A bugler blew taps. The old soldiers, sailors, airmen and marines saluted. Some fought off tears as the women at their sides brushed theirs away.
The New Windsor Cantonment was the last encampment of the Continental Army and the first place where the modern Purple Heart was pinned on a soldier, in 1932. It was a modern incarnation of the Military Badge of Merit established by Washington while at his headquarters down the road in Newburgh. His profile remains at the center of the Purple Heart.
For John Clark of Orange Lake, 80 years old and pushing a walker, remembering and being remembered are no small things. "It feels very good," Clark said after a USO performance of World War II standards.
Clark thought the battle of St. Lo in France, where he suffered the first of two wounds, was mostly forgotten. Then in June, his two sons took him to Washington, D.C., to see the new World War II memorial. His son, Michael, is in charge of the Cantonment site.
In Washington, Clark saw the name of the battle memorialized in stone and he was heartened to know it hadn't been forgotten.
As the WWII vets listened to the pretty girls in costumes of oversized military jackets and heels sing "Boogey Woogey Bugle Boy," Frances Garcia of Newburgh was behind a table full of ribbon-shaped magnets at the back of the tent.
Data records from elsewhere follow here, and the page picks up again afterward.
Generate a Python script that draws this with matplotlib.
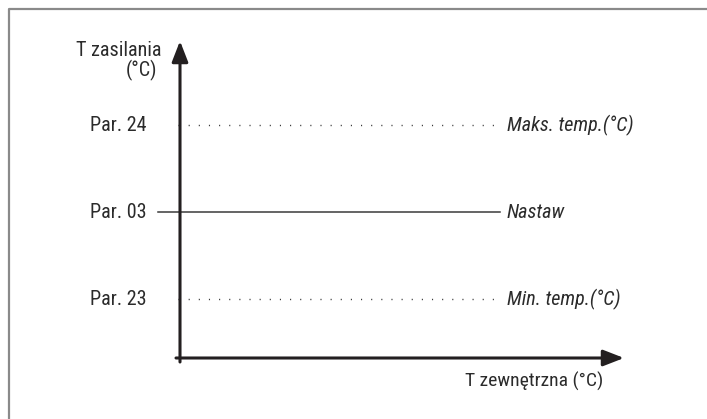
import matplotlib
matplotlib.use("Agg")
import matplotlib.pyplot as plt
from matplotlib import font_manager

# Data
level_labels = ["Par. 23", "Par. 03", "Par. 24"]
level_values = [1, 2, 3]
line_names = ["Min. temp.(°C)", "Nastaw", "Maks. temp.(°C)"]
line_styles = ["dotted", "solid", "dotted"]
y_title_lines = ["T zasilania", "(°C)"]
x_title = "T zewnętrzna (°C)"

names = {f.name for f in font_manager.fontManager.ttflist}
fam = "DejaVu Sans"
for cand in ["Roboto Condensed", "Archivo Narrow", "Liberation Sans Narrow", "Barlow Condensed"]:
    if cand in names:
        fam = cand
        break
plt.rcParams["font.family"] = [fam, "DejaVu Sans"]

FS = 14.5
FW = "normal"
TC = "#2b2b2b"
W, H = 707, 419
fig = plt.figure(figsize=(W / 100, H / 100), dpi=100)
ax = fig.add_axes([0, 0, 1, 1])
ax.set_xlim(0, W)
# level -> pixel: y = 386 - 87*level
ax.set_ylim(-33 / 87, 386 / 87)
ax.axis("off")

def ly(p):
    return (386 - p) / 87.0

# frame (top and left)
ax.plot([9, 9, W], [ly(H), ly(9), ly(9)], color="#8a8a8a", lw=1.6, solid_capstyle="butt")

axis_col = "#231f20"
x0 = 180
ybase = 358
# y axis arrow
ax.annotate("", xy=(x0, ly(41)), xytext=(x0, ly(362)),
            arrowprops=dict(arrowstyle="-|>,head_length=0.9,head_width=0.35", lw=2.2,
                            color=axis_col, shrinkA=0, shrinkB=0, mutation_scale=14))
# x axis arrow
ax.annotate("", xy=(624, ly(ybase)), xytext=(176, ly(ybase)),
            arrowprops=dict(arrowstyle="-|>,head_length=0.9,head_width=0.35", lw=2.2,
                            color=axis_col, shrinkA=0, shrinkB=0, mutation_scale=14))

for lab, val, nm, st in zip(level_labels, level_values, line_names, line_styles):
    if st == "solid":
        ax.plot([158, 500], [val, val], color="#3a3a3a", lw=1.1)
    else:
        ax.plot([178, 500], [val, val], color="#3a3a3a", lw=1.0,
                linestyle=(0, (0.8, 6.5)))
    ax.text(147, val, lab, ha="right", va="center", fontsize=FS, fontweight=FW, color=TC)
    ax.text(507, val, nm, ha="left", va="center", fontsize=FS, fontweight=FW,
            style="italic", color=TC)

ax.text(161, ly(50), y_title_lines[0], ha="right", va="center", fontsize=FS, fontweight=FW, color=TC)
ax.text(157, ly(70), y_title_lines[1], ha="right", va="center", fontsize=FS, fontweight=FW, color=TC)
ax.text(603, ly(381), x_title, ha="right", va="center", fontsize=14, fontweight=FW, color=TC)

fig.savefig("out.png", dpi=100)
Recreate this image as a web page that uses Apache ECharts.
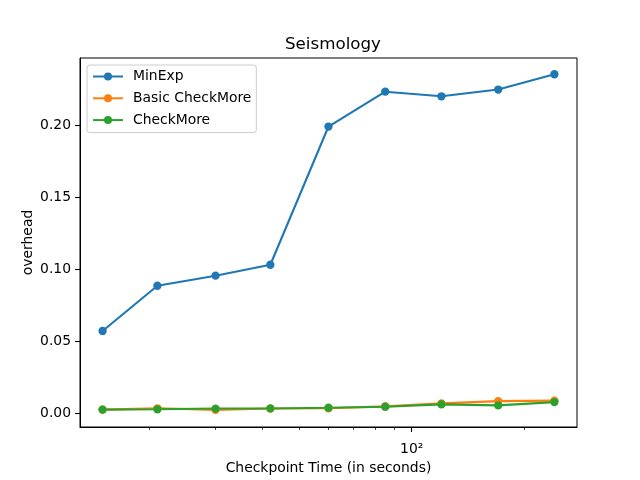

She was volunteering for the Family Readiness program, helping raise money for a local Army unit stationed at the armory in Newburgh.
For six bucks you could get a yellow or red, white and blue "Support our Troops" magnet and contribute to purchase of personal items for soldiers in Iraq, including Sgt. Kevin Garcia, Frances' husband.
All 32 soldiers in her husband's unit are doing OK, Frances said. Her fingers were crossed as she spoke.